▼

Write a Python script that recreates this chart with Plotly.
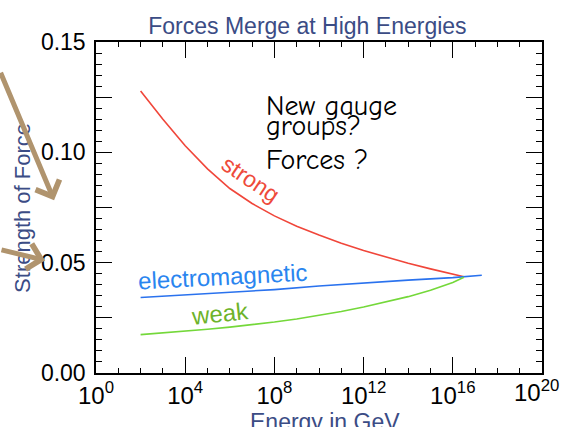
import plotly.graph_objects as go

# Energy (GeV) sample points, log10 exponents
log_energy = [2, 3, 4, 5, 6, 7, 8, 9, 10, 11, 12, 13, 14, 15, 16, 16.5]
strong = [0.1278, 0.1150, 0.1030, 0.0925, 0.0836, 0.0768, 0.0712, 0.0665, 0.0625,
          0.0588, 0.0555, 0.0525, 0.0497, 0.0472, 0.0449, 0.0436]
weak = [0.0174, 0.0181, 0.0189, 0.0198, 0.0208, 0.0219, 0.0231, 0.0245, 0.0261,
        0.0279, 0.0299, 0.0321, 0.0346, 0.0375, 0.0410, 0.0434]
log_energy_em = [2, 4, 6, 8, 10, 12, 14, 16, 16.5, 17.3]
electromagnetic = [0.0342, 0.0354, 0.0366, 0.0378, 0.0394, 0.0408, 0.0421, 0.0432, 0.0436, 0.0443]

x_tick_exps = [0, 4, 8, 12, 16, 20]
y_tick_vals = [0, 0.025, 0.05, 0.075, 0.10, 0.125, 0.15]
y_tick_text = ["0.00", "", "0.05", "", "0.10", "", "0.15"]

energy = [10.0 ** e for e in log_energy]
energy_em = [10.0 ** e for e in log_energy_em]

fig = go.Figure()
fig.add_trace(go.Scatter(x=energy, y=strong, mode="lines",
                         line=dict(color="#f0463a", width=1.6), showlegend=False))
fig.add_trace(go.Scatter(x=energy_em, y=electromagnetic, mode="lines",
                         line=dict(color="#2a72ee", width=1.6), showlegend=False))
fig.add_trace(go.Scatter(x=energy, y=weak, mode="lines",
                         line=dict(color="#74d83a", width=1.6), showlegend=False))

TXT = "#3b4c85"
ARROW = "#b0946e"
FONT = "Liberation Sans, Arial, sans-serif"

annotations = [
    dict(text="Strength of Force", xref="paper", yref="paper", x=-0.165, y=0.5,
         textangle=-90, showarrow=False, font=dict(size=22, color=TXT, family=FONT),
         xanchor="center", yanchor="middle"),
    dict(text="Energy in GeV", xref="paper", yref="paper", x=0.513, y=-0.147,
         showarrow=False, font=dict(size=23, color=TXT, family=FONT),
         xanchor="center", yanchor="middle"),
    dict(text="", xref="paper", yref="paper", x=-0.094, y=0.522, ax=-75, ay=-129,
         showarrow=True, arrowhead=4, arrowwidth=5, arrowsize=1.0, arrowcolor=ARROW),
    dict(text="", xref="paper", yref="paper", x=-0.114, y=0.340, ax=-60, ay=-11,
         showarrow=True, arrowhead=4, arrowwidth=5, arrowsize=1.0, arrowcolor=ARROW),
    dict(text="strong", x=6.93, y=0.0881, xref="x", yref="y", textangle=34,
         showarrow=False, font=dict(size=23, color="#ee4a3a", family=FONT)),
    dict(text="electromagnetic", x=5.68, y=0.0438, xref="x", yref="y", textangle=-3,
         showarrow=False, font=dict(size=24, color="#2a85ef", family=FONT)),
    dict(text="weak", x=5.55, y=0.0270, xref="x", yref="y", textangle=-6,
         showarrow=False, font=dict(size=24, color="#6db32a", family=FONT)),
    # last x tick label, placed so it stays inside the page as in the reference
    dict(text="10<sup>%d</sup>" % x_tick_exps[-1], xref="paper", yref="paper",
         x=(536 - 96) / 446, y=(372.7 - 391) / 331, xanchor="center", yanchor="middle",
         showarrow=False, font=dict(size=24, color="black", family=FONT)),
]

CFONT = "Comic Sans MS, Comic Neue, DejaVu Sans, sans-serif"
for txt, py in [("New gauge", 106), ("groups?", 126), ("Forces ?", 160)]:
    annotations.append(dict(text=txt, xref="paper", yref="paper", x=(264 - 96) / 446,
                            y=(372.7 - py) / 331, xanchor="left", yanchor="middle",
                            showarrow=False, font=dict(size=28, color="black", family=CFONT)))

fig.update_layout(
    width=561, height=427,
    margin=dict(l=96, r=19, t=42, b=54, autoexpand=False),
    paper_bgcolor="white", plot_bgcolor="white",
    title=dict(text="Forces Merge at High Energies", x=0.548, y=1 - 26 / 427,
               xref="container", yref="container", xanchor="center", yanchor="middle",
               font=dict(size=23, color=TXT, family=FONT)),
    annotations=annotations,
)

fig.update_xaxes(
    type="log", range=[0, 20.00001], automargin=False,
    tickvals=[10.0 ** e for e in x_tick_exps],
    ticktext=["10<sup>%d</sup>" % e for e in x_tick_exps[:-1]] + [""],
    ticklabeloverflow="allow",
    ticks="inside", ticklen=16, tickwidth=1.3, tickcolor="black",
    minor=dict(tickvals=[10.0 ** e for e in range(0, 21)], ticks="inside", ticklen=5.5,
               tickwidth=1.3, tickcolor="black"),
    showline=True, linecolor="black", linewidth=1.5, mirror="allticks",
    showgrid=False, zeroline=False,
    tickfont=dict(size=24, color="black", family=FONT),
)
fig.update_yaxes(
    range=[0, 0.15], automargin=False,
    tickvals=y_tick_vals, ticktext=y_tick_text,
    ticks="inside", ticklen=16, tickwidth=1.3, tickcolor="black",
    minor=dict(dtick=0.005, ticks="inside", ticklen=6, tickwidth=1.3, tickcolor="black"),
    showline=True, linecolor="black", linewidth=1.5, mirror="allticks",
    showgrid=False, zeroline=False, ticklabelstandoff=4,
    tickfont=dict(size=23, color="black", family=FONT),
)

fig.write_html("out.html")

▲

[Problem statement] Give again exactly the lines running from the beginning of the material above through the line that contains "energy_em = [10.0", and leave out every picture.

[Reply]
Write a Python script that recreates this chart with Plotly.
import plotly.graph_objects as go

# Energy (GeV) sample points, log10 exponents
log_energy = [2, 3, 4, 5, 6, 7, 8, 9, 10, 11, 12, 13, 14, 15, 16, 16.5]
strong = [0.1278, 0.1150, 0.1030, 0.0925, 0.0836, 0.0768, 0.0712, 0.0665, 0.0625,
          0.0588, 0.0555, 0.0525, 0.0497, 0.0472, 0.0449, 0.0436]
weak = [0.0174, 0.0181, 0.0189, 0.0198, 0.0208, 0.0219, 0.0231, 0.0245, 0.0261,
        0.0279, 0.0299, 0.0321, 0.0346, 0.0375, 0.0410, 0.0434]
log_energy_em = [2, 4, 6, 8, 10, 12, 14, 16, 16.5, 17.3]
electromagnetic = [0.0342, 0.0354, 0.0366, 0.0378, 0.0394, 0.0408, 0.0421, 0.0432, 0.0436, 0.0443]

x_tick_exps = [0, 4, 8, 12, 16, 20]
y_tick_vals = [0, 0.025, 0.05, 0.075, 0.10, 0.125, 0.15]
y_tick_text = ["0.00", "", "0.05", "", "0.10", "", "0.15"]

energy = [10.0 ** e for e in log_energy]
energy_em = [10.0 ** e for e in log_energy_em]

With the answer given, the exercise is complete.